Contestants at Dora, importantly, must not sing in English. Eurovision allows contestants to sing in English, but HRT must not. If Mia Dimšić is the Dora winner, then Dora isn’t working. Maybe it would be good to think about a new format for the competition for Croatian Eurovision representatives. Maybe it wouldn’t be bad to hire a scout to go around Croatia in search of new concepts. Maybe there is someone more convincing in Osijek than Mia Dimšić but has no one to call. Maybe the Eurovision team at HRT should hire new people to work in tune with the times. Times are changing, and the Eurovision Song Contest is changing. We must not be left behind. It sends the wrong messages: the Croats don’t have their own language; the Croats want to be liked by everyone; the Croats don’t have their own emotions, so they borrow others’. How come the Croats suddenly don’t have emotions? And why were so many of Croatian Eurovision performances completely artistically undistinguished? Why was there no ambition to make at least a Croatian hit? Why is music in Croatia no longer art but is becoming an industry of shoddy goods?

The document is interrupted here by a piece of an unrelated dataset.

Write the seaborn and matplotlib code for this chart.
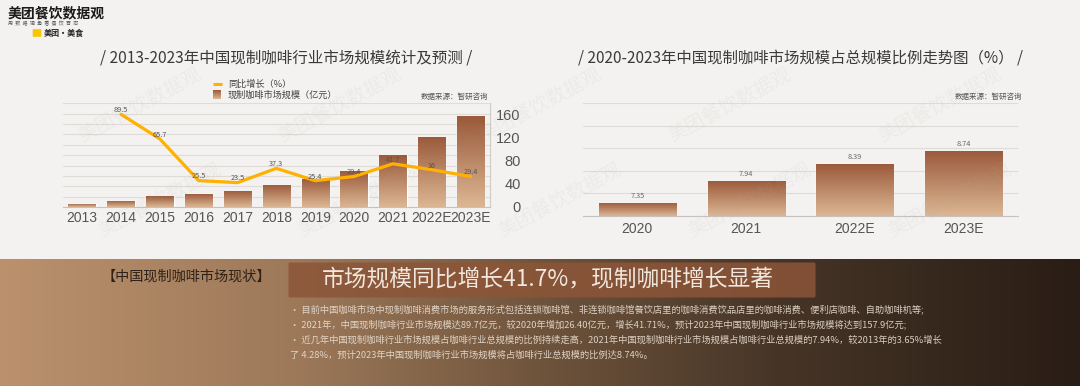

Is this the consequence of the catastrophic Croatian radio policy? Is it true that anyone who wants to be played on the radio in Croatia must silently accept a code of radio behavior? Must they conform to this blandness, where songs are so alike that you don’t know which is which? I was present when Damir Urban talked in Rijeka how, when composing a song, he has to take care to appeal to radio producers so that they can fit him into their cage. I then remembered Tereza Kesovija saying the same thing a few years earlier. It interested me, so I asked around and heard the same thing in Pula and Zagreb. It seemed like national treason to me. Who built this cage and why? Who are the people killing Croatian creativity? Isn’t that censure worse than any communist one? What is the purpose of that? Should Croats stop writing their own music and become a peripheral British or American colony that only imports music? They already sing in English and import all kinds of other things.
Yes, we would all like Croatia to win at Eurovision one day. But there are many questions to answer. It is urgent – it cannot go on like this.